Choosing Sides

Newt actually said this:

“You have to ask the question, is capitalism really about the ability of a handful of rich people to manipulate the lives of thousands of people and then walk off with the money?”

He was done already, but now the Right will see to it that Newt never appears on Faux News again.

The former Speaker is making the case that, in contrast to good old fashioned businesses who make stuff, Romney and his ilk have instead gamed the system to create a soulless machine that profits from the misery of others. […]

“I am totally for capitalism, I am for free markets,” Gingrich assured reporters on Monday. “Nobody objects to Bill Gates being extraordinarily rich, they provide a service.” What he instead is concerned about is when an investor receives “six-to-one returns, and the company goes bankrupt.”

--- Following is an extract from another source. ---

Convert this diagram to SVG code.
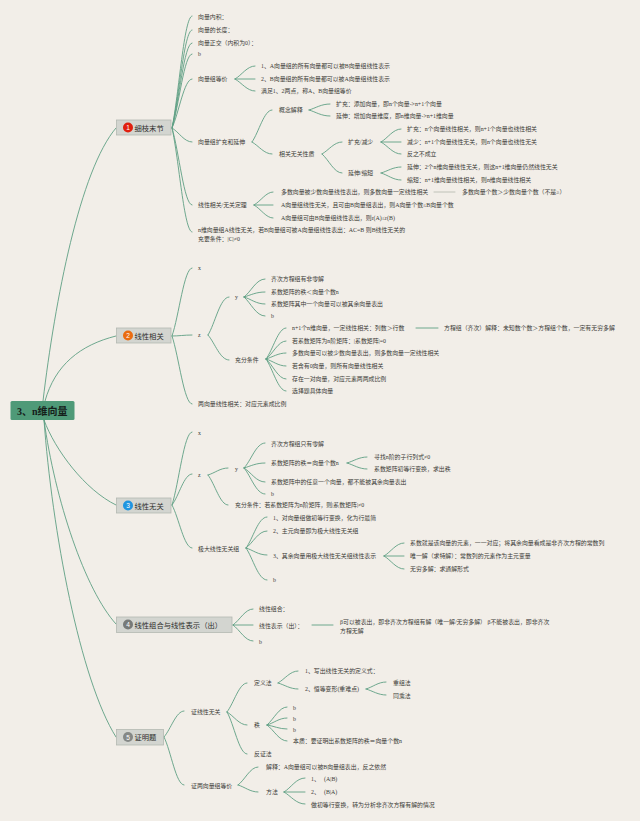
<svg xmlns="http://www.w3.org/2000/svg" width="640" height="821" viewBox="0 0 640 821">
<style>
text{font-family:"Liberation Serif","Noto Sans CJK SC",serif;font-size:5.9px;fill:#3a3a36}
.b{fill:#d3d5d0;stroke:#b4b8b2;stroke-width:.8}
.bt{font-size:7.3px;fill:#2e2e2c;font-family:"Noto Sans CJK SC",sans-serif}
.n{font-size:6.6px;fill:#fff;text-anchor:middle;font-family:"Liberation Sans",sans-serif}
#c path{fill:none;stroke:#5f9f83;stroke-width:.9;stroke-linecap:round}
</style>
<rect width="640" height="821" fill="#f2eee8"/>
<g id="c">
<path stroke-width="1" d="M43 401C55 300 80 170 116 128M45 401C55 365 80 345 116 336M44 420C55 450 85 490 116 505M44 420C55 500 85 590 116 624M44 420C52 530 80 680 116 737"/>
<path d="M172 128C179 94 184 16 192 16M172 128C179 99 184 30 192 30M172 128C179 102 184 43 192 43M172 128C179 106 184 54 192 54M172 128C179 113 184 79 192 79M172 128C179 132 184 142 192 142M172 128C179 151 184 205 192 205M172 128C179 159 184 232 192 232"/>
<path d="M235 79C242 75 247 66 255 66M235 79H255M235 79C242 83 247 91 255 91"/>
<path d="M252 142C259 132 264 110 272 110M252 142C259 146 264 154 272 154"/>
<path d="M309 110C316 108 321 104 330 104M309 110C316 112 321 116 330 116"/>
<path d="M322 154C329 150 334 142 342 142M322 154C329 160 334 173 342 173"/>
<path d="M381 142C388 138 393 129 401 129M381 142H401M381 142C388 146 393 154 401 154"/>
<path d="M381 173C388 171 393 167 401 167M381 173C388 175 393 180 401 180"/>
<path d="M254 205C261 201 266 192 273 192M254 205H273M254 205C261 209 266 218 273 218"/>
<path style="stroke:#b9bcb3" d="M434 192H455"/>
<path d="M172 336C179 316 184 268 192 268M172 336C179 336 184 335 192 335M172 336C179 357 184 404 192 404"/>
<path d="M208 335C215 324 220 297 229 297M208 335C215 343 220 360 229 360"/>
<path d="M244 297C251 292 256 279 265 279M244 297C251 295 256 292 265 292M244 297C251 299 256 304 265 304M244 297C251 303 256 316 265 316"/>
<path d="M266 359C273 350 278 328 286 328M266 359C273 354 278 341 286 341M266 359C273 357 278 353 286 353M266 359C273 361 278 366 286 366M266 359C273 365 278 379 286 379M266 359C273 369 278 391 286 391"/>
<path d="M416 328H438"/>
<path d="M172 505C179 483 184 432 192 432M172 505C179 496 184 474 192 474M172 505C179 518 184 548 192 548"/>
<path d="M208 475C215 473 220 468 228 468M208 475C215 484 220 505 228 505"/>
<path d="M244 468C251 461 256 443 265 443M244 468C251 466 256 463 265 463M244 468C251 472 256 482 265 482M244 468C251 476 256 494 265 494"/>
<path d="M347 463C354 461 359 457 367 457M347 463C354 465 359 469 367 469"/>
<path d="M246 548C253 539 258 517 267 517M246 548C253 543 258 531 267 531M246 548C253 550 258 555 267 555M246 548C253 558 258 580 267 580"/>
<path d="M384 556C391 552 396 543 404 543M384 556H404M384 556C391 560 396 569 404 569"/>
<path d="M233 625C240 620 245 609 253 609M233 625H253M233 625C240 630 245 641 253 641"/>
<path d="M312 625H333"/>
<path d="M164 737C171 729 176 711 184 711M164 737C171 751 176 785 184 785"/>
<path d="M227 712C234 703 239 683 247 683M227 712C234 716 239 725 247 725M227 712C234 724 239 754 247 754"/>
<path d="M278 683C285 679 290 671 298 671M278 683C285 685 290 689 298 689"/>
<path d="M366 689C373 687 378 682 386 682M366 689C373 691 378 695 386 695"/>
<path d="M267 725C274 719 279 707 287 707M267 725C274 723 279 718 287 718M267 725C274 726 279 729 287 729M267 725C274 730 279 741 287 741"/>
<path d="M238 785C245 780 250 767 258 767M238 785C245 787 250 792 258 792"/>
<path d="M284 792C291 788 296 778 305 778M284 792H305M284 792C291 796 296 804 305 804"/>
</g>
<g id="root"><rect x="10.5" y="401" width="64" height="19" rx="1.5" fill="#4f9a78"/><text x="17" y="415" style="font-size:10px;font-weight:bold;fill:#15201a;font-family:'Liberation Serif','Noto Sans CJK SC',serif">3、n维向量</text></g>
<g id="b1"><rect class="b" x="116.5" y="120" width="54.5" height="15"/><circle cx="128" cy="127.5" r="5" fill="#e0200f"/><text class="n" x="128" y="130">1</text><text class="bt" x="134.5" y="130.5">细枝末节</text></g>
<g id="b2"><rect class="b" x="116.5" y="328" width="54.5" height="15"/><circle cx="128" cy="335.5" r="5" fill="#ea6c10"/><text class="n" x="128" y="338">2</text><text class="bt" x="134.5" y="338.5">线性相关</text></g>
<g id="b3"><rect class="b" x="116.5" y="498" width="54.5" height="15"/><circle cx="128" cy="505.5" r="5" fill="#1f95e0"/><text class="n" x="128" y="508">3</text><text class="bt" x="134.5" y="508.5">线性无关</text></g>
<g id="b4"><rect class="b" x="116.5" y="617" width="115.5" height="15.5"/><circle cx="128" cy="624.5" r="5" fill="#777a78"/><text class="n" x="128" y="627">4</text><text class="bt" x="134.5" y="627.5">线性组合与线性表示（出）</text></g>
<g id="b5"><rect class="b" x="116.5" y="729.5" width="47" height="15.5"/><circle cx="128" cy="737" r="5" fill="#858886"/><text class="n" x="128" y="739.5">5</text><text class="bt" x="134.5" y="740">证明题</text></g>
<g id="t1"><text x="198" y="19">向量内积：</text></g>
<g id="t2"><text x="198" y="32">向量的长度：</text></g>
<g id="t3"><text x="198" y="44.5">向量正交（内积为0）：</text></g>
<g id="t4"><text x="198" y="56">b</text></g>
<g id="t5"><text x="198" y="81">向量组等价</text></g>
<g id="t6"><text x="261" y="68">1、A向量组的所有向量都可以被B向量组线性表示</text></g>
<g id="t7"><text x="261" y="81">2、B向量组的所有向量都可以被A向量组线性表示</text></g>
<g id="t8"><text x="261" y="93">满足1、2两点，称A、B向量组等价</text></g>
<g id="t9"><text x="198" y="144">向量组扩充和延伸</text></g>
<g id="t10"><text x="279" y="112">概念解释</text></g>
<g id="t11"><text x="336" y="106">扩充：添加向量，即n个向量-&gt;n+1个向量</text></g>
<g id="t12"><text x="336" y="118">延伸：增加向量维度，即n维向量-&gt;n+1维向量</text></g>
<g id="t13"><text x="279" y="156">相关无关性质</text></g>
<g id="t14"><text x="348" y="144">扩充/减少</text></g>
<g id="t15"><text x="348" y="175">延伸/缩短</text></g>
<g id="t16"><text x="407" y="131">扩充：n个向量线性相关，则n+1个向量也线性相关</text></g>
<g id="t17"><text x="407" y="144">减少：n+1个向量线性无关，则n个向量也线性无关</text></g>
<g id="t18"><text x="407" y="156">反之不成立</text></g>
<g id="t19"><text x="407" y="169">延伸：2个n维向量线性无关，则这n+1维向量仍然线性无关</text></g>
<g id="t20"><text x="407" y="182">缩短：n+1维向量线性相关，则n维向量线性相关</text></g>
<g id="t21"><text x="198" y="207">线性相关/无关定理</text></g>
<g id="t22"><text x="281" y="194">多数向量被少数向量线性表出，则多数向量一定线性相关</text></g>
<g id="t23"><text x="462" y="194">多数向量个数＞少数向量个数（不是≥）</text></g>
<g id="t24"><text x="281" y="207">A向量组线性无关，且可由B向量组表出，则A向量个数≤B向量个数</text></g>
<g id="t25"><text x="281" y="220">A向量组可由B向量组线性表出，则r(A)≤r(B)</text></g>
<g id="t26"><text x="198" y="232">n维向量组A线性无关，若B向量组可被A向量组线性表出：AC=B 则B线性无关的</text><text x="198" y="241">充要条件：|C|≠0</text></g>
<g id="u1"><text x="198" y="270">x</text></g>
<g id="u2"><text x="198" y="337">z</text></g>
<g id="u3"><text x="198" y="406">两向量线性相关：对应元素成比例</text></g>
<g id="u4"><text x="235" y="299">y</text></g>
<g id="u5"><text x="271" y="281">齐次方程组有非零解</text></g>
<g id="u6"><text x="271" y="294">系数矩阵的秩＜向量个数n</text></g>
<g id="u7"><text x="271" y="306">系数矩阵其中一个向量可以被其余向量表出</text></g>
<g id="u8"><text x="271" y="318">b</text></g>
<g id="u9"><text x="235" y="362">充分条件</text></g>
<g id="u10"><text x="292" y="330">n+1个n维向量，一定线性相关：列数＞行数</text></g>
<g id="u11"><text x="292" y="343">若系数矩阵为n阶矩阵：|系数矩阵|=0</text></g>
<g id="u12"><text x="292" y="355">多数向量可以被少数向量表出，则多数向量一定线性相关</text></g>
<g id="u13"><text x="292" y="368">若含有0向量，则所有向量线性相关</text></g>
<g id="u14"><text x="292" y="381">存在一对向量，对应元素两两成比例</text></g>
<g id="u15"><text x="292" y="393">选择题具体向量</text></g>
<g id="u16"><text x="444" y="330">方程组（齐次）解释：未知数个数＞方程组个数，一定有无穷多解</text></g>
<g id="v1"><text x="198" y="435">x</text></g>
<g id="v2"><text x="198" y="477">z</text></g>
<g id="v3"><text x="235" y="471">y</text></g>
<g id="v4"><text x="271" y="446">齐次方程组只有零解</text></g>
<g id="v5"><text x="271" y="465">系数矩阵的秩＝向量个数n</text></g>
<g id="v6"><text x="271" y="484">系数矩阵中的任意一个向量，都不能被其余向量表出</text></g>
<g id="v7"><text x="271" y="496">b</text></g>
<g id="v8"><text x="374" y="459">寻找n阶的子行列式≠0</text></g>
<g id="v9"><text x="374" y="471">系数矩阵初等行变换，求出秩</text></g>
<g id="v10"><text x="235" y="507">充分条件：若系数矩阵为n阶矩阵，则|系数矩阵|≠0</text></g>
<g id="v11"><text x="198" y="551">极大线性无关组</text></g>
<g id="v12"><text x="273" y="520">1、对向量组做初等行变换，化为行最简</text></g>
<g id="v13"><text x="273" y="533">2、主元向量即为极大线性无关组</text></g>
<g id="v14"><text x="273" y="558">3、其余向量用极大线性无关组线性表示</text></g>
<g id="v15"><text x="273" y="582">b</text></g>
<g id="v16"><text x="410" y="545">系数就是该向量的元素，一一对应；将其余向量看成是非齐次方程的常数列</text></g>
<g id="v17"><text x="410" y="558">唯一解（求特解）：常数列的元素作为主元变量</text></g>
<g id="v18"><text x="410" y="571">无穷多解：求通解形式</text></g>
<g id="w1"><text x="259" y="611">线性组合：</text></g>
<g id="w2"><text x="259" y="628">线性表示（出）：</text></g>
<g id="w3"><text x="259" y="644">b</text></g>
<g id="w4"><text x="340" y="624">β可以被表出，即非齐次方程组有解（唯一解/无穷多解） β不能被表出，即非齐次</text><text x="340" y="633">方程无解</text></g>
<g id="p1"><text x="191" y="714">证线性无关</text></g>
<g id="p2"><text x="254" y="685">定义法</text></g>
<g id="p3"><text x="305" y="673">1、写出线性无关的定义式：</text></g>
<g id="p4"><text x="305" y="691">2、恒等变形(重难点)</text></g>
<g id="p5"><text x="393" y="685">重组法</text></g>
<g id="p6"><text x="393" y="698">同乘法</text></g>
<g id="p7"><text x="254" y="727">秩</text></g>
<g id="p8"><text x="293" y="710">b</text></g>
<g id="p9"><text x="293" y="721">b</text></g>
<g id="p10"><text x="293" y="732">b</text></g>
<g id="p11"><text x="293" y="743">本质：要证明出系数矩阵的秩＝向量个数n</text></g>
<g id="p12"><text x="254" y="756">反证法</text></g>
<g id="p13"><text x="191" y="788">证两向量组等价</text></g>
<g id="p14"><text x="266" y="769">解释：A向量组可以被B向量组表出，反之依然</text></g>
<g id="p15"><text x="266" y="794">方法</text></g>
<g id="p16"><text x="311" y="781">1、<tspan x="324">(A|B)</tspan></text></g>
<g id="p17"><text x="311" y="794">2、<tspan x="324">(B|A)</tspan></text></g>
<g id="p18"><text x="311" y="807">做初等行变换，转为分析非齐次方程有解的情况</text></g>
</svg>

One of the drones at The Corner equates an attack on Romney as an attack on capitalism itself. So, yeah, apparently, the answer to Newt’s question — is capitalism really about the ability of a handful of rich people to manipulate the lives of thousands of people and then walk off with the money? — is yes. And if you don’t like it, you must be a commie.

Over the years I’ve heard a lot of historians suggest that FDR probably saved capitalism in America, since his New Deal reforms created a kind of sustainable and workable version of capitalism that benefited the broadest number of Americans. But now the Right has kicked that to pieces (with help from some elements of the Left), and the old slash-and-burn, malefactors-of-great-wealth version of capitalism is back in the saddle.

And this version of capitalism is not sustainable, and it’s not workable. It’s like a cancer that gets stronger by destroying healthy tissue. It ends in death of the organism it consumed.

But on the Right you aren’t allowed to say that, or even think it, because “free market capitalism” really has been linked to God, on a not entirely subconscious level, and government regulation really has been linked to Stalinism and thereby Satan. This is not an exaggeration; this is how righties think. And I agree with Steve M that the Right will rally around Mitt and defend him from Newt’s attacks.

Mitt is going on offense, saying that free enterprise itself is on trial.

Mittens will be the GOP nominee. Count on it. The question is, of course, how the electorate at large will absorb and process this argument.

Elsewhere: Mitt made a comment about liking to fire people in New Hampshire that created some stir. See Sarah Kliff and James Fallows for more analysis of that.